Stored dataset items
↓↓↓

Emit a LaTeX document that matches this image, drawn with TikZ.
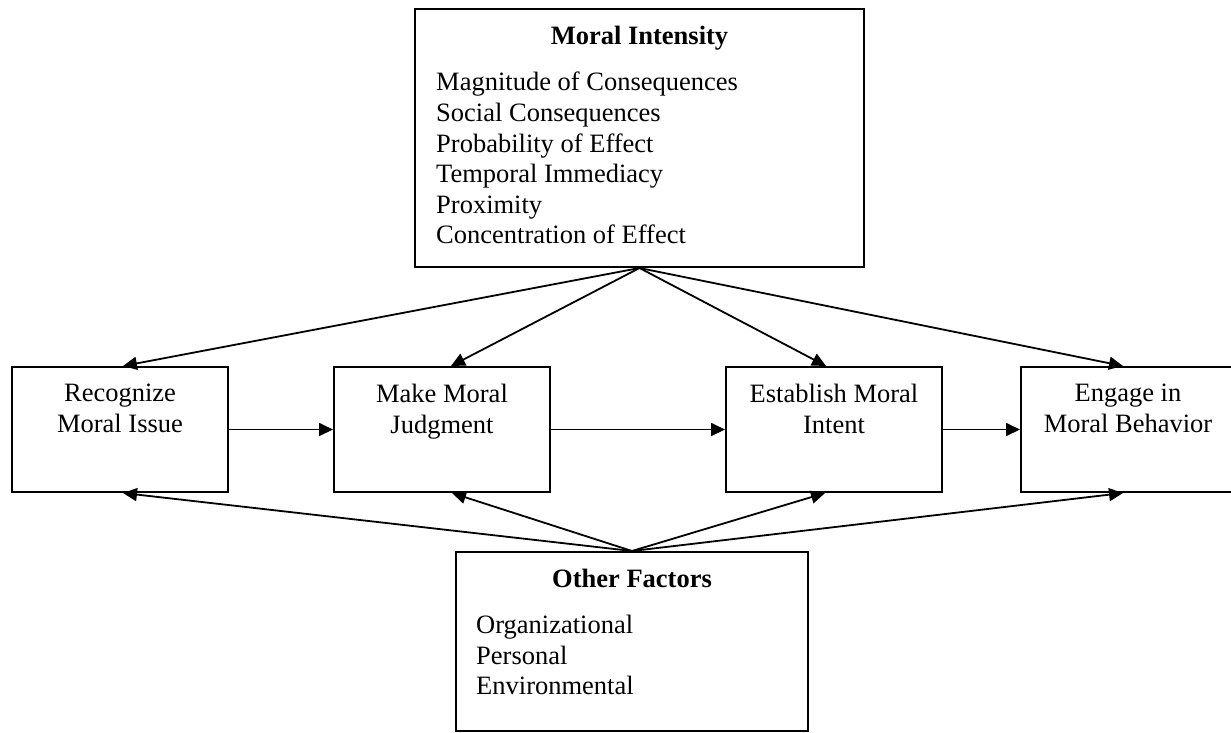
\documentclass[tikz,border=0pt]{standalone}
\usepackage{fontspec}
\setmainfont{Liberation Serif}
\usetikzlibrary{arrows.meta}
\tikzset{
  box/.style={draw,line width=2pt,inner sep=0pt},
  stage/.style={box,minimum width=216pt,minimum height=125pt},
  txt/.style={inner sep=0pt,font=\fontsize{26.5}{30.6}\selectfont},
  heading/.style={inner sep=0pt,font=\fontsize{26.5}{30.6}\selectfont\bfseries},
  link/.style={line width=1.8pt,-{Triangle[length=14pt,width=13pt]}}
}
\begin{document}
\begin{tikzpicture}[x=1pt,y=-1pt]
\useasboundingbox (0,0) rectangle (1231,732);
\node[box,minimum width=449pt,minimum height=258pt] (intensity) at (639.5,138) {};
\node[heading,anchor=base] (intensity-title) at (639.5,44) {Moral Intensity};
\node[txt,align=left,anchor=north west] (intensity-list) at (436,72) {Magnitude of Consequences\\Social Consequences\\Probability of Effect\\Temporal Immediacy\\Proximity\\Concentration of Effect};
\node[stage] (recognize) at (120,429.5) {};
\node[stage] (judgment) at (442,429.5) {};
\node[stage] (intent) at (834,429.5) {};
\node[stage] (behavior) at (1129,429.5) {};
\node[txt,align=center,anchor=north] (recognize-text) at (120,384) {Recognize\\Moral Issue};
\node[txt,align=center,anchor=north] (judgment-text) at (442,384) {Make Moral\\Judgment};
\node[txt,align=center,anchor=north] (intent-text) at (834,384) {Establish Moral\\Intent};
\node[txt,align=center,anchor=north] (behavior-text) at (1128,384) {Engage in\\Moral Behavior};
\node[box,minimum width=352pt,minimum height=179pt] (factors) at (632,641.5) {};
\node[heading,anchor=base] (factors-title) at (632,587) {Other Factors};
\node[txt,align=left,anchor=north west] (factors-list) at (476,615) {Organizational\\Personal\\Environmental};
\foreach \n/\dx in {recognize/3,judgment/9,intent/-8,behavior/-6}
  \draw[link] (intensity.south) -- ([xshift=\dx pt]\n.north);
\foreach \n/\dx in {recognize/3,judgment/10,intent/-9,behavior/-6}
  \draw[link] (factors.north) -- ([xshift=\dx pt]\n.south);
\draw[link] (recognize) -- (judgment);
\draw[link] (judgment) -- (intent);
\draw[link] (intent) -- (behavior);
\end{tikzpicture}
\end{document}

↑↑↑
↓↓↓

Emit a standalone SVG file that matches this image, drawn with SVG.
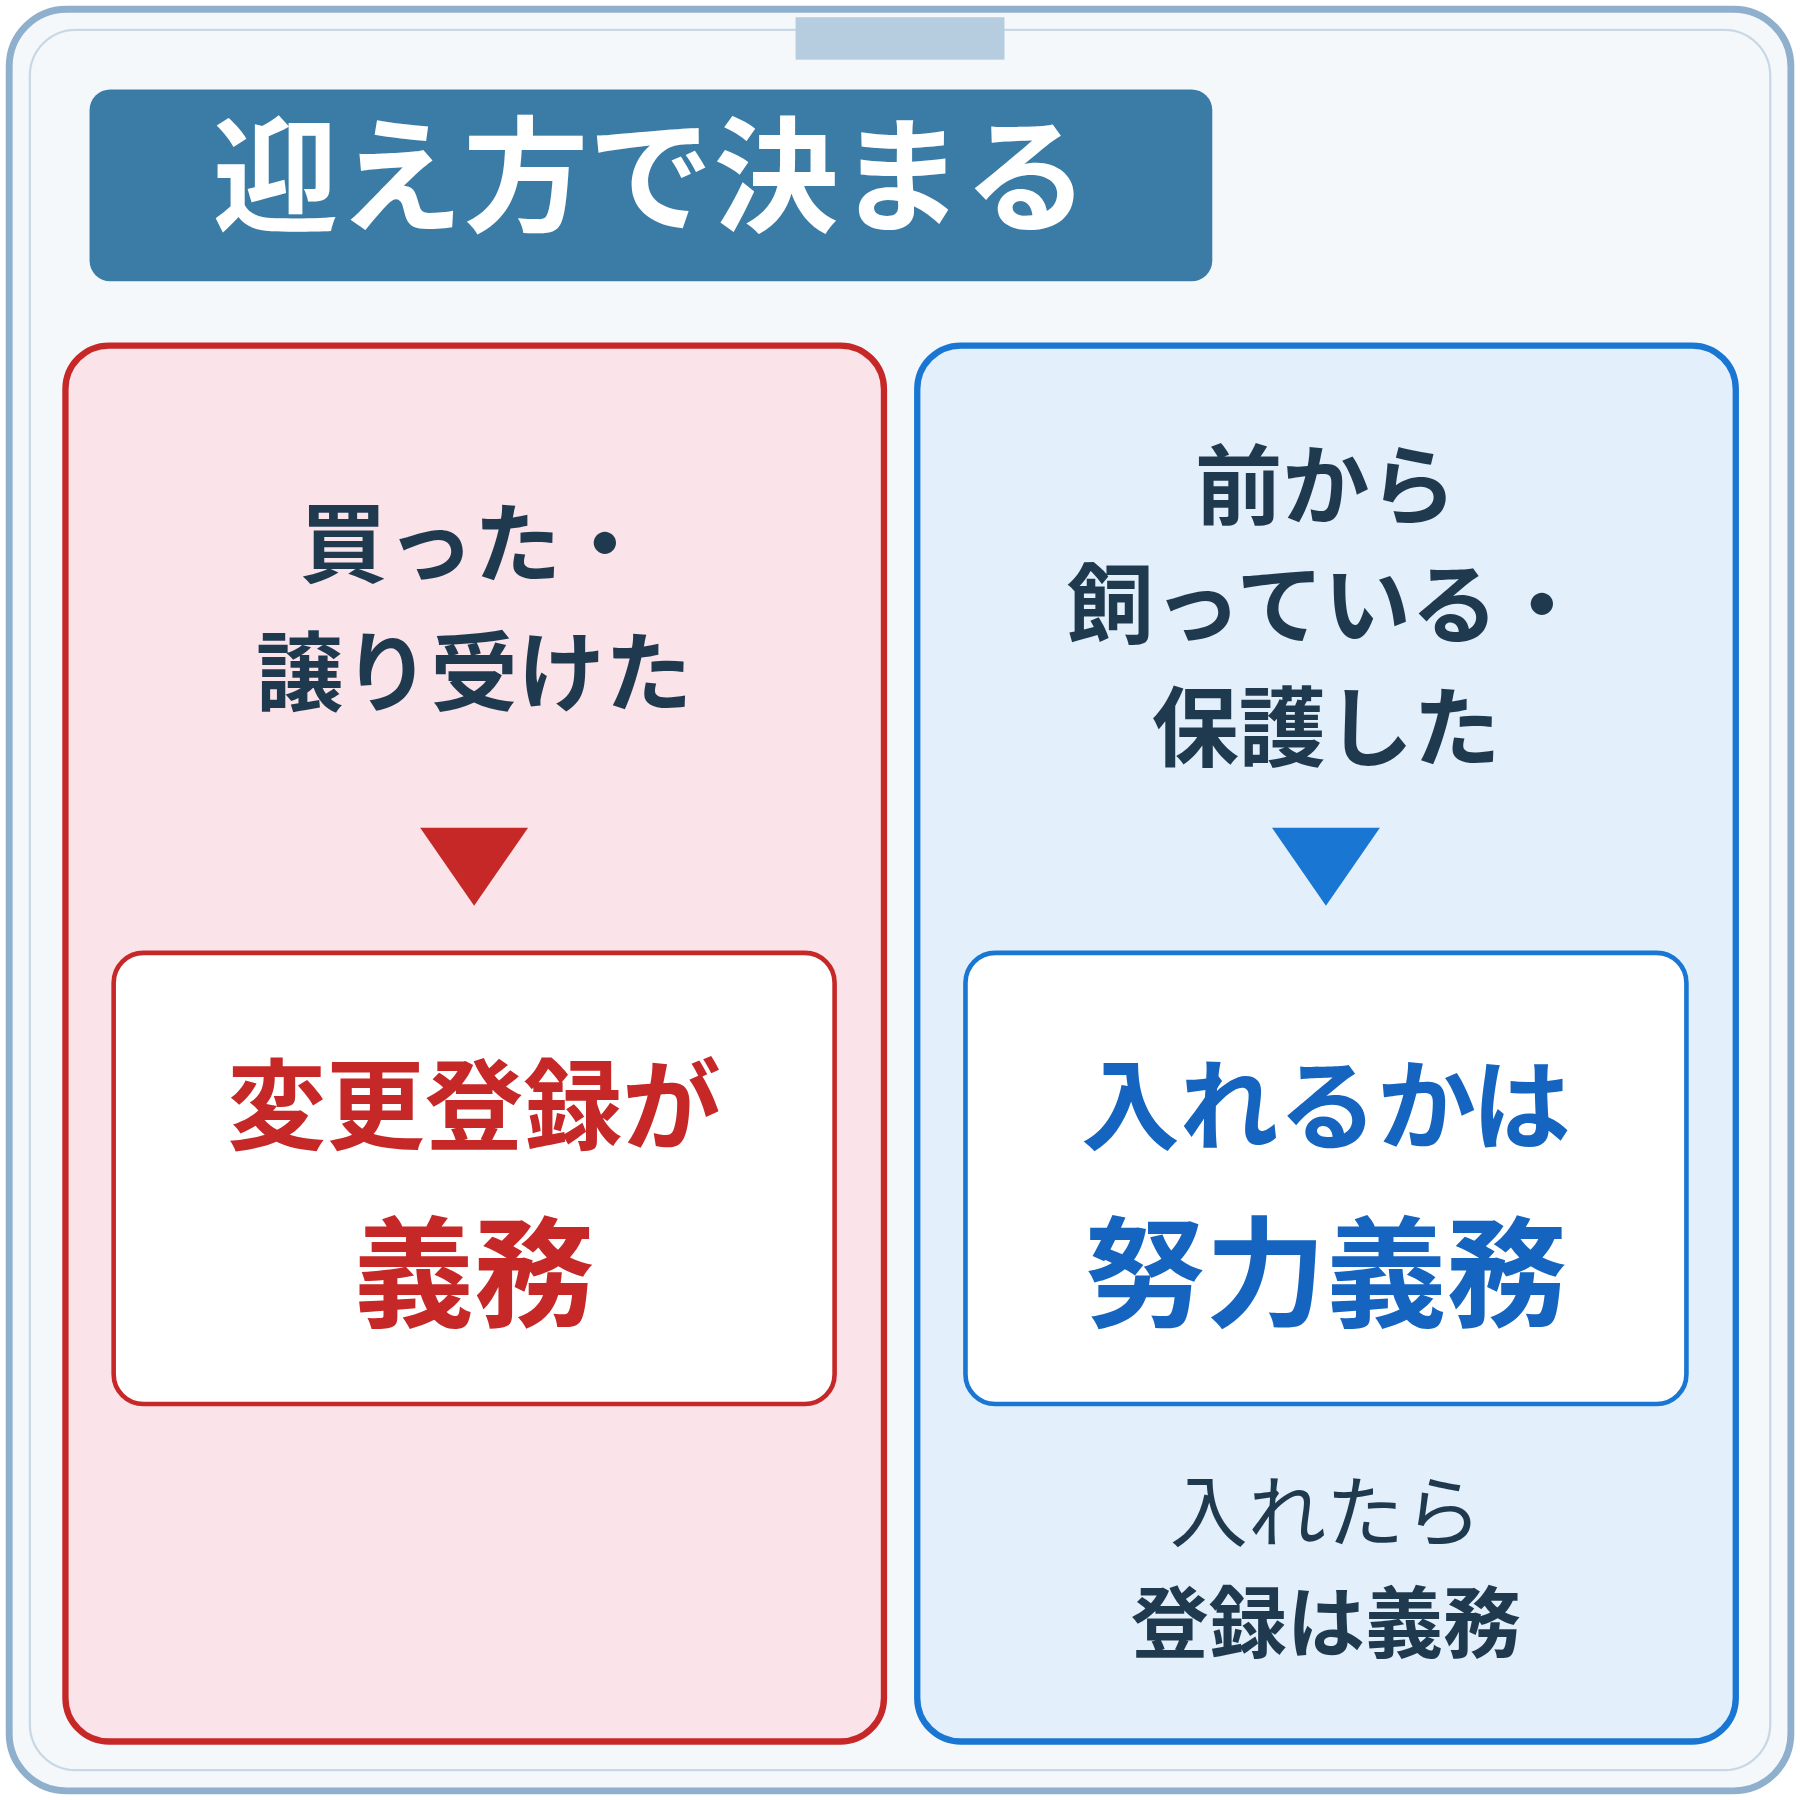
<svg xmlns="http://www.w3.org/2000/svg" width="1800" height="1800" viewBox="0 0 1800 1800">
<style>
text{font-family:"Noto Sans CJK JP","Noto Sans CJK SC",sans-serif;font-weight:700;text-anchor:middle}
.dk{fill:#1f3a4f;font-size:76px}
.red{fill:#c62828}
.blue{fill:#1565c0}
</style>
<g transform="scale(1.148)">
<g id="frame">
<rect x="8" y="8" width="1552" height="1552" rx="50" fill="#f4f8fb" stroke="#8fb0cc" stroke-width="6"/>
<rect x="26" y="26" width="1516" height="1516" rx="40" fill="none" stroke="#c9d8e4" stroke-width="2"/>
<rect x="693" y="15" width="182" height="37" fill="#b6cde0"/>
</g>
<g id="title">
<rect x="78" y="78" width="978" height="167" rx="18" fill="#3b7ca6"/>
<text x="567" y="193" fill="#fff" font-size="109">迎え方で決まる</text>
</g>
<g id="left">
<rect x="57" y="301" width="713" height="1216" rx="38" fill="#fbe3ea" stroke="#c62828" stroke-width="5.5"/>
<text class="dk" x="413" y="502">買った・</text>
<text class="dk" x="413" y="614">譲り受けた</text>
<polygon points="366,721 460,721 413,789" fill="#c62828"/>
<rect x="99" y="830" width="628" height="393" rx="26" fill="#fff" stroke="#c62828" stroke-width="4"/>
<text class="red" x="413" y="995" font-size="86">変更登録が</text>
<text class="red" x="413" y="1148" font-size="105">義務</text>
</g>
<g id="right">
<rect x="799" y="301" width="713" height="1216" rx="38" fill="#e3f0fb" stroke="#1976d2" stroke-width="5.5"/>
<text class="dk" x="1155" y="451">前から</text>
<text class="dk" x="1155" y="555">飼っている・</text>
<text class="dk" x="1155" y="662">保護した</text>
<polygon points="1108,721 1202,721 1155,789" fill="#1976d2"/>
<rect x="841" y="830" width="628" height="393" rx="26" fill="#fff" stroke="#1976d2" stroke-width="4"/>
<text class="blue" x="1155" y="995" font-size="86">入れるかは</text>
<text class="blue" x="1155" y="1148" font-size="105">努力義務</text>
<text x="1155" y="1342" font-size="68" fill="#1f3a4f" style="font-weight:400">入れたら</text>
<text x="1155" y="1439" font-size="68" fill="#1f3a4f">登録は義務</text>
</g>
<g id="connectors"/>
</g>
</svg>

↑↑↑

What to produce
Report how many lines in the data contain the word "this", with no words besides the number.

Exercise solution
2